*AIM*: Would you transcribe the listing that follows, character for character, and omit its images?

*INFORMATION SUPPLIED*:
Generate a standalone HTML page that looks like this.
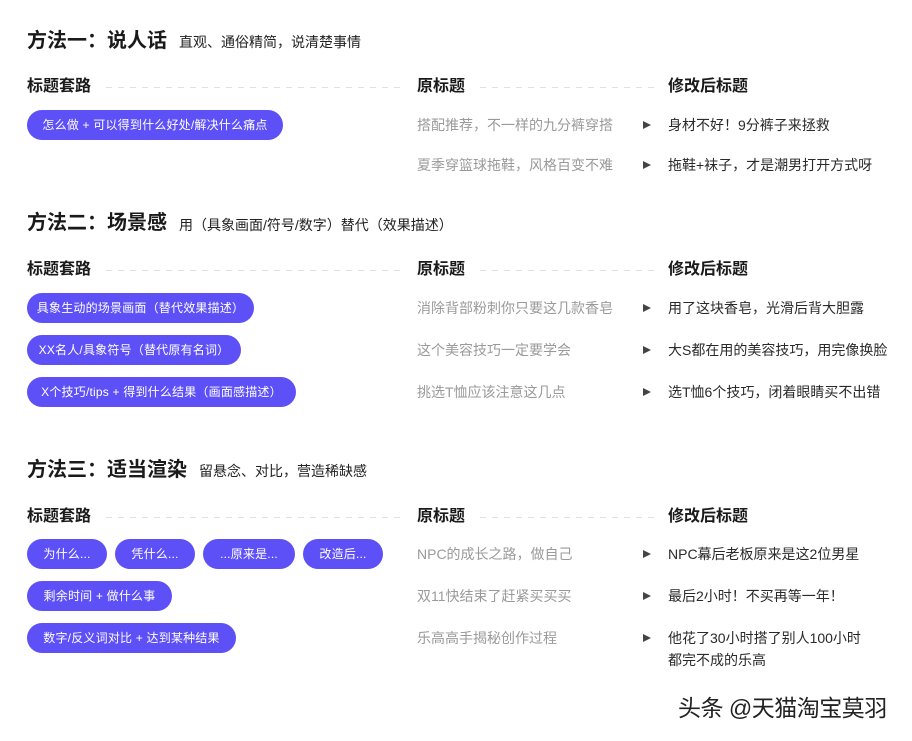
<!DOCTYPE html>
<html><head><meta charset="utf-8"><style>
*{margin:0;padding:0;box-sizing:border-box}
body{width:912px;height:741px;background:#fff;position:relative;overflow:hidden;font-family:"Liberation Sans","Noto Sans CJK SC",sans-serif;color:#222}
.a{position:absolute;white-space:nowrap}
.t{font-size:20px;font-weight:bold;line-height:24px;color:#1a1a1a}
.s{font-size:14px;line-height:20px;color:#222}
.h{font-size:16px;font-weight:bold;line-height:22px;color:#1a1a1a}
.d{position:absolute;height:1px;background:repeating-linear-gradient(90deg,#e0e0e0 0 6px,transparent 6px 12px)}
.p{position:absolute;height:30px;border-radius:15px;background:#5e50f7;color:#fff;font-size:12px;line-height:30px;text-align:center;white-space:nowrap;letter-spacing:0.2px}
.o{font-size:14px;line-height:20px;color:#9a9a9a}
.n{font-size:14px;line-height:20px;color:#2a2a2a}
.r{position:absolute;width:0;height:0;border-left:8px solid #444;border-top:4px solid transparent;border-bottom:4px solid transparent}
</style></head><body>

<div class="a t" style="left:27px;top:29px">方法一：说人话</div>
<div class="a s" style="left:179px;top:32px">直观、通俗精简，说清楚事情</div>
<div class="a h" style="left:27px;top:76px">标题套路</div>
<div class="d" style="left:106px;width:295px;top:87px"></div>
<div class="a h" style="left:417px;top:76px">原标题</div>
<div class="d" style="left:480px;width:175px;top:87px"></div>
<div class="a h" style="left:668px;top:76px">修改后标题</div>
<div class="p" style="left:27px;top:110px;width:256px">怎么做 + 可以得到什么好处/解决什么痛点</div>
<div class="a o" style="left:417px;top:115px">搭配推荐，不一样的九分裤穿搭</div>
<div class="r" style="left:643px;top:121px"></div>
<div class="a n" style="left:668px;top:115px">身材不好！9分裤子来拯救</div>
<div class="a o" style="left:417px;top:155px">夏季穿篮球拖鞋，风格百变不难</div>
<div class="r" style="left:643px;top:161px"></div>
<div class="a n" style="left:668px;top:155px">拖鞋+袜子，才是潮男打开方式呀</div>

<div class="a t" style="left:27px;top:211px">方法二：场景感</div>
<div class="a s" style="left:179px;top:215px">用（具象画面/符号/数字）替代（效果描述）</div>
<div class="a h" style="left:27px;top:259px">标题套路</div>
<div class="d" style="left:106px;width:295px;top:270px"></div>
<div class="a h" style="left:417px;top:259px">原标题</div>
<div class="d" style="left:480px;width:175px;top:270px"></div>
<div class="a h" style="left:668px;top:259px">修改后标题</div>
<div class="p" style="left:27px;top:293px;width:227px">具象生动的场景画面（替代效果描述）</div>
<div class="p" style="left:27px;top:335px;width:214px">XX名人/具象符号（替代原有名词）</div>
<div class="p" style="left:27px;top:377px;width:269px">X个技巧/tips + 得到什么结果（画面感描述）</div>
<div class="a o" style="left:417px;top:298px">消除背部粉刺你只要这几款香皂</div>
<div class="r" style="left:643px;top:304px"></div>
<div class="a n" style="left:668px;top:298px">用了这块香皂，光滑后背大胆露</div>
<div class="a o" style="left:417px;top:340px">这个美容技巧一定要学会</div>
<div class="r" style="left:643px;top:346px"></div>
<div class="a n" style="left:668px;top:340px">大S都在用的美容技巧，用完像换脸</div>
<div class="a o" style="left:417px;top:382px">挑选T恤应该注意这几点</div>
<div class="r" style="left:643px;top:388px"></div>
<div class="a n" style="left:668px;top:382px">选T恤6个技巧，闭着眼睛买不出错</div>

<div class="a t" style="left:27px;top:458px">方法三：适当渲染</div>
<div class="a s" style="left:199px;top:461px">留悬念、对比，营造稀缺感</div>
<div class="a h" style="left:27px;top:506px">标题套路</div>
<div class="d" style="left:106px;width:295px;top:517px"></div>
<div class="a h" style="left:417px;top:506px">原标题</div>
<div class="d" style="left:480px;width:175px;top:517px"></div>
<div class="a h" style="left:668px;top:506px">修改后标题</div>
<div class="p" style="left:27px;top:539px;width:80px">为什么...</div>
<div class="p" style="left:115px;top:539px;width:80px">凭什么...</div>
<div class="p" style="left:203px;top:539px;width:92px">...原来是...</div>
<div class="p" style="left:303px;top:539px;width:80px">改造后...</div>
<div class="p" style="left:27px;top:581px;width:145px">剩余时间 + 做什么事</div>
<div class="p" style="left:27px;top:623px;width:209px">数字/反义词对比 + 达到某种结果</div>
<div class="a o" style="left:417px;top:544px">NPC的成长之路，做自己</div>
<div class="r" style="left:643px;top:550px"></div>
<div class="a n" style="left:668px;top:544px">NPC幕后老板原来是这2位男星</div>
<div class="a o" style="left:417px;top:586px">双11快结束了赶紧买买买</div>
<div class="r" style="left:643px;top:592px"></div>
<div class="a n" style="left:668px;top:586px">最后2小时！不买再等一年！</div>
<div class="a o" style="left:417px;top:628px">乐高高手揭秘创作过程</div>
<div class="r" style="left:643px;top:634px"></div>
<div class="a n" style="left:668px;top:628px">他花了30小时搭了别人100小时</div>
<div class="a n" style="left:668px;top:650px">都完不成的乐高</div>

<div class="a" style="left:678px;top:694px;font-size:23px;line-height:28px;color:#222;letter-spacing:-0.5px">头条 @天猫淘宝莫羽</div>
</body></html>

*EXERCISE ANSWER*:
Generate a standalone HTML page that looks like this.
<!DOCTYPE html>
<html><head><meta charset="utf-8"><style>
*{margin:0;padding:0;box-sizing:border-box}
body{width:912px;height:741px;background:#fff;position:relative;overflow:hidden;font-family:"Liberation Sans","Noto Sans CJK SC",sans-serif;color:#222}
.a{position:absolute;white-space:nowrap}
.t{font-size:20px;font-weight:bold;line-height:24px;color:#1a1a1a}
.s{font-size:14px;line-height:20px;color:#222}
.h{font-size:16px;font-weight:bold;line-height:22px;color:#1a1a1a}
.d{position:absolute;height:1px;background:repeating-linear-gradient(90deg,#e0e0e0 0 6px,transparent 6px 12px)}
.p{position:absolute;height:30px;border-radius:15px;background:#5e50f7;color:#fff;font-size:12px;line-height:30px;text-align:center;white-space:nowrap;letter-spacing:0.2px}
.o{font-size:14px;line-height:20px;color:#9a9a9a}
.n{font-size:14px;line-height:20px;color:#2a2a2a}
.r{position:absolute;width:0;height:0;border-left:8px solid #444;border-top:4px solid transparent;border-bottom:4px solid transparent}
</style></head><body>

<div class="a t" style="left:27px;top:29px">方法一：说人话</div>
<div class="a s" style="left:179px;top:32px">直观、通俗精简，说清楚事情</div>
<div class="a h" style="left:27px;top:76px">标题套路</div>
<div class="d" style="left:106px;width:295px;top:87px"></div>
<div class="a h" style="left:417px;top:76px">原标题</div>
<div class="d" style="left:480px;width:175px;top:87px"></div>
<div class="a h" style="left:668px;top:76px">修改后标题</div>
<div class="p" style="left:27px;top:110px;width:256px">怎么做 + 可以得到什么好处/解决什么痛点</div>
<div class="a o" style="left:417px;top:115px">搭配推荐，不一样的九分裤穿搭</div>
<div class="r" style="left:643px;top:121px"></div>
<div class="a n" style="left:668px;top:115px">身材不好！9分裤子来拯救</div>
<div class="a o" style="left:417px;top:155px">夏季穿篮球拖鞋，风格百变不难</div>
<div class="r" style="left:643px;top:161px"></div>
<div class="a n" style="left:668px;top:155px">拖鞋+袜子，才是潮男打开方式呀</div>

<div class="a t" style="left:27px;top:211px">方法二：场景感</div>
<div class="a s" style="left:179px;top:215px">用（具象画面/符号/数字）替代（效果描述）</div>
<div class="a h" style="left:27px;top:259px">标题套路</div>
<div class="d" style="left:106px;width:295px;top:270px"></div>
<div class="a h" style="left:417px;top:259px">原标题</div>
<div class="d" style="left:480px;width:175px;top:270px"></div>
<div class="a h" style="left:668px;top:259px">修改后标题</div>
<div class="p" style="left:27px;top:293px;width:227px">具象生动的场景画面（替代效果描述）</div>
<div class="p" style="left:27px;top:335px;width:214px">XX名人/具象符号（替代原有名词）</div>
<div class="p" style="left:27px;top:377px;width:269px">X个技巧/tips + 得到什么结果（画面感描述）</div>
<div class="a o" style="left:417px;top:298px">消除背部粉刺你只要这几款香皂</div>
<div class="r" style="left:643px;top:304px"></div>
<div class="a n" style="left:668px;top:298px">用了这块香皂，光滑后背大胆露</div>
<div class="a o" style="left:417px;top:340px">这个美容技巧一定要学会</div>
<div class="r" style="left:643px;top:346px"></div>
<div class="a n" style="left:668px;top:340px">大S都在用的美容技巧，用完像换脸</div>
<div class="a o" style="left:417px;top:382px">挑选T恤应该注意这几点</div>
<div class="r" style="left:643px;top:388px"></div>
<div class="a n" style="left:668px;top:382px">选T恤6个技巧，闭着眼睛买不出错</div>

<div class="a t" style="left:27px;top:458px">方法三：适当渲染</div>
<div class="a s" style="left:199px;top:461px">留悬念、对比，营造稀缺感</div>
<div class="a h" style="left:27px;top:506px">标题套路</div>
<div class="d" style="left:106px;width:295px;top:517px"></div>
<div class="a h" style="left:417px;top:506px">原标题</div>
<div class="d" style="left:480px;width:175px;top:517px"></div>
<div class="a h" style="left:668px;top:506px">修改后标题</div>
<div class="p" style="left:27px;top:539px;width:80px">为什么...</div>
<div class="p" style="left:115px;top:539px;width:80px">凭什么...</div>
<div class="p" style="left:203px;top:539px;width:92px">...原来是...</div>
<div class="p" style="left:303px;top:539px;width:80px">改造后...</div>
<div class="p" style="left:27px;top:581px;width:145px">剩余时间 + 做什么事</div>
<div class="p" style="left:27px;top:623px;width:209px">数字/反义词对比 + 达到某种结果</div>
<div class="a o" style="left:417px;top:544px">NPC的成长之路，做自己</div>
<div class="r" style="left:643px;top:550px"></div>
<div class="a n" style="left:668px;top:544px">NPC幕后老板原来是这2位男星</div>
<div class="a o" style="left:417px;top:586px">双11快结束了赶紧买买买</div>
<div class="r" style="left:643px;top:592px"></div>
<div class="a n" style="left:668px;top:586px">最后2小时！不买再等一年！</div>
<div class="a o" style="left:417px;top:628px">乐高高手揭秘创作过程</div>
<div class="r" style="left:643px;top:634px"></div>
<div class="a n" style="left:668px;top:628px">他花了30小时搭了别人100小时</div>
<div class="a n" style="left:668px;top:650px">都完不成的乐高</div>

<div class="a" style="left:678px;top:694px;font-size:23px;line-height:28px;color:#222;letter-spacing:-0.5px">头条 @天猫淘宝莫羽</div>
</body></html>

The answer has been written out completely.